“Never take your eyes off the cash flow,” says Richard Branson, founder of the Virgin Group, “because it’s the lifeblood of your business.” Whether your business is struggling or booming, managing cash flow effectively is essential to your survival — many companies that go bust are profitable but have simply run out of cash.
Even if you have a bookkeeper or accountant reviewing and reconciling your accounts, as a business owner, you should understand and regularly review your financial reports, including your cash flow statement. Without a solid understanding of it – and other key financial statements like your P&L and balance sheet – you could be in for a shock when it comes to your business’s financial position.
Our guide to understanding cash flow statements will explain what cash flow is, how to read and interpret a cash flow statement, and how the way you manage your cash flow affects your business.
What is cash flow?
Cash flow is all the money moving into and out of your business. It’s different to other accounting measures as it only considers the movement of cash – it doesn’t reflect non-cash activity such as sales and purchases on credit until the associated money has changed hands. In other words, your accounts receivable and accounts payable are not reflected in your cash flow statement.
Managing your cash flow is one of the most essential elements of running your business. Understanding when you’re expecting money to flow in and out will allow you to spot and manage potential cash flow issues before they emerge and make informed decisions about budgeting and spending.
It doesn’t matter how great your product or business idea is, how meticulously you’ve worked on your business plan or how smooth your operations are – if you can’t manage your cash flow, your business won’t survive.
What is a cash flow statement?
A cash flow statemnet is a critical financial report and one of the most valuable tools for managing your business effectively. It allows you to identify regular payment cycles, seasonal trends, and situations where you might need additional cash to cover your expenses.
The Australian Business Government website has a helpful cash flow statement template and a detailed breakdown of what to include that you can download and edit.
Why is cash flow so important?
Lack of cash is one of the most common factors driving insolvency – an unexpected shortage can mean the end for a company that’s profitable on an ongoing basis.
Managing your cash flow can be especially challenging when you’re starting a business, as you’re likely to have a lot of start-up expenses that may not be balanced out by sales. Likewise, seasonal businesses who have an influx of customers at certain times offset by quieter periods need to manage their cash flow closely to ensure their cash reserves last them throughout the year.
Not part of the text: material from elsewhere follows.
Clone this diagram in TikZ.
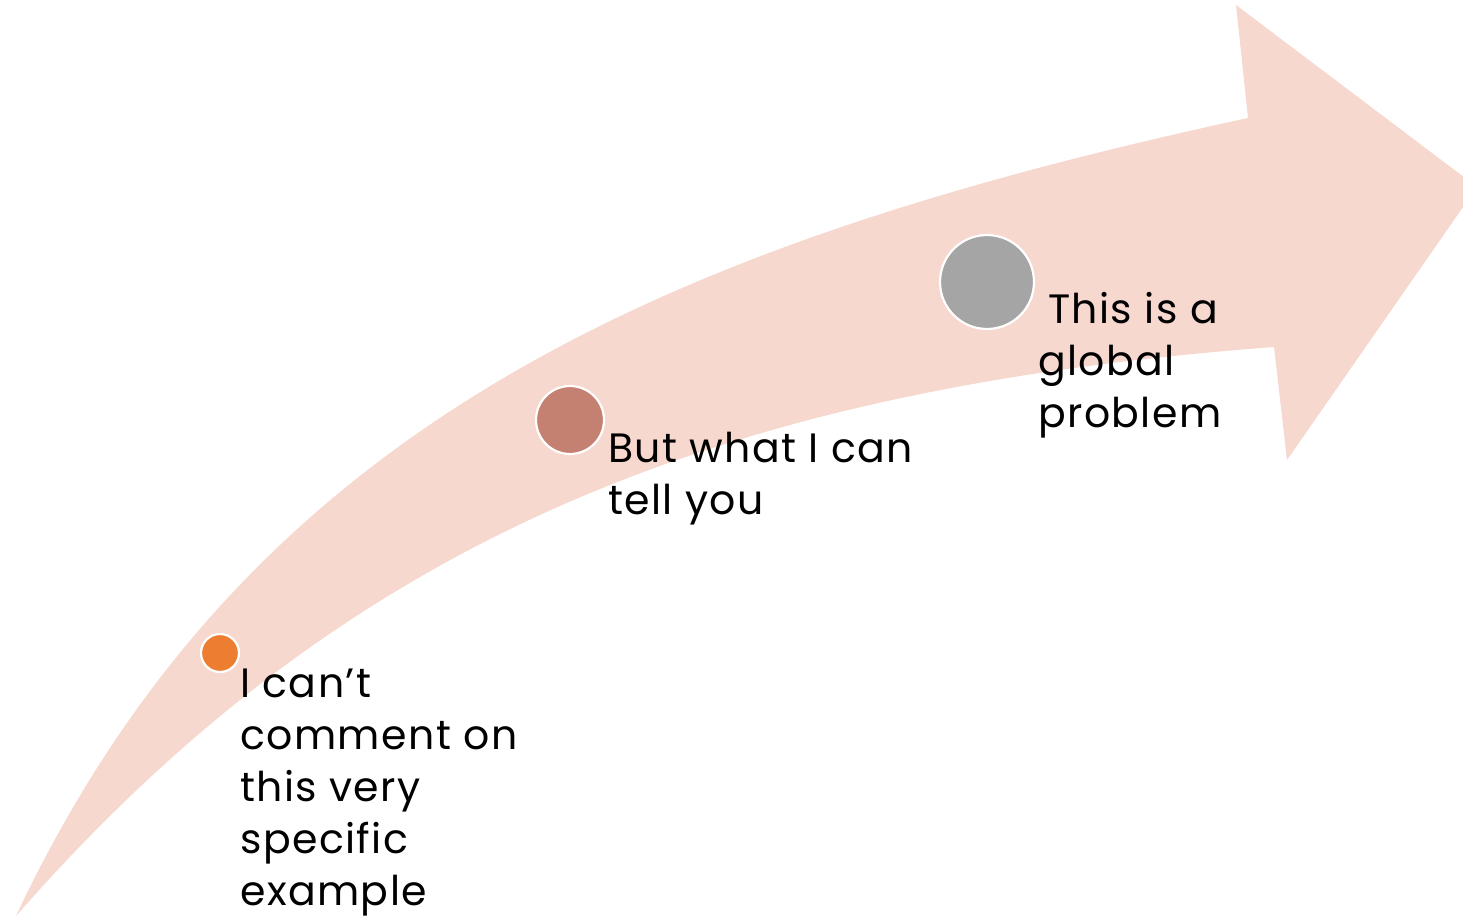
\documentclass[tikz,border=0pt]{standalone}
\usepackage{fontspec}
\setmainfont{Poppins}
\newfontfamily\labelfont{Poppins}[LetterSpace=3.5]
\definecolor{arrowpeach}{HTML}{F7D8CE}
\definecolor{dotorange}{HTML}{ED7D31}
\definecolor{dotbrown}{HTML}{C48070}
\definecolor{dotgray}{HTML}{A5A5A5}
\tikzset{
  bigarrow/.style={fill=arrowpeach},
  dot/.style={circle, draw=white, line width=2.2pt, inner sep=0pt},
  label/.style={anchor=base west, align=left, inner sep=0pt, font=\labelfont\fontsize{41}{52}\selectfont, text=black}
}
\begin{document}
\begin{tikzpicture}[x=1pt,y=-1pt]
\useasboundingbox (0,0) rectangle (1463,917);
\begin{scope}
\clip (0,0) rectangle (1463,917);
\fill[bigarrow] (16,916) .. controls (247,425) and (665,244) .. (1248,118)
  -- (1236,5) -- (1477,187) -- (1287,460) -- (1274,347)
  .. controls (718,389) and (346,539) .. (16,916) -- cycle;
\end{scope}
\node[dot, fill=dotorange, minimum size=38pt] (d1) at (220,653) {};
\node[dot, fill=dotbrown, minimum size=68pt] (d2) at (570,420) {};
\node[dot, fill=dotgray, minimum size=94pt] (d3) at (987,282) {};
\node[label] (t1) at (240,905) {I can’t\\comment on\\this very\\specific\\example};
\node[label] (t2) at (608,514) {But what I can\\tell you};
\node[label] (t3) at (1038,427) {\hspace*{10pt}This is a\\global\\problem};
\end{tikzpicture}
\end{document}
If your business is cash flow positive, that means you have more cash coming in than flowing out. If you’re cash flow negative, your outgoings exceed the cash coming in.
Your net operating cash flow is the amount of cash that your business has left after paying its bills. If your net operating cash flow is less than your profit after tax, you’re spending more than you earn. You may need to change things up or seek additional funding.
What is a cash flow analysis?
A cash flow analysis allows you to assess your business’s financial health to determine certain cash flow patterns and potential issues. If your net operating cash flow is increasing each reporting period, this means your cash reserves are growing, and your business is likely to be healthy. If your cash reserves are declining, you might find it hard to pay off debts and become increasingly reliant on credit. If your cash flow analysis shows a consistently negative cash flow, you may need to revisit your business plan.
How can I improve my cash flow?
- Invoice quickly and set clear payment terms. The sooner you send an invoice, the faster you get paid. You should also be clear on your credit terms and ensure you enforce them – you might even consider charging a fee for late payments.
- Encourage face-to-face payments. When your customers pay on the spot, you save time preparing and issuing invoices and improve your cash flow at the same time. Mobile payments tools like Square Reader let you accept chip and contactless cards, Apple Pay and Google Pay securely anywhere.
- Use online invoicing. Online invoicing with a solution like Square Invoices lets you send invoices in seconds, directly from your computer or point-of-sale app. With Square Invoices, you can track payment status, send reminders and accept payments, all in real time.
- Create a solid, long-term forecast. A detailed view of your expected income and expenses will allow you to identify and address any potential cash shortages before they happen.
- Avoid non-essential spending. Examine your planned expenses to see if there’s any spending you can delay or avoid altogether. Try to do this at least quarterly or whenever you’re considering a significant purchase.
While financial reporting can be daunting to the inexperienced, understanding key financial statements like your cash flow, profit and loss (P&L) and balance sheet is essential if you’re a business owner. Regardless of whether you have an accountant looking after your day-to-day financials and reporting requirements, having a solid command of your financial position allows you to stay in control and make informed business decisions.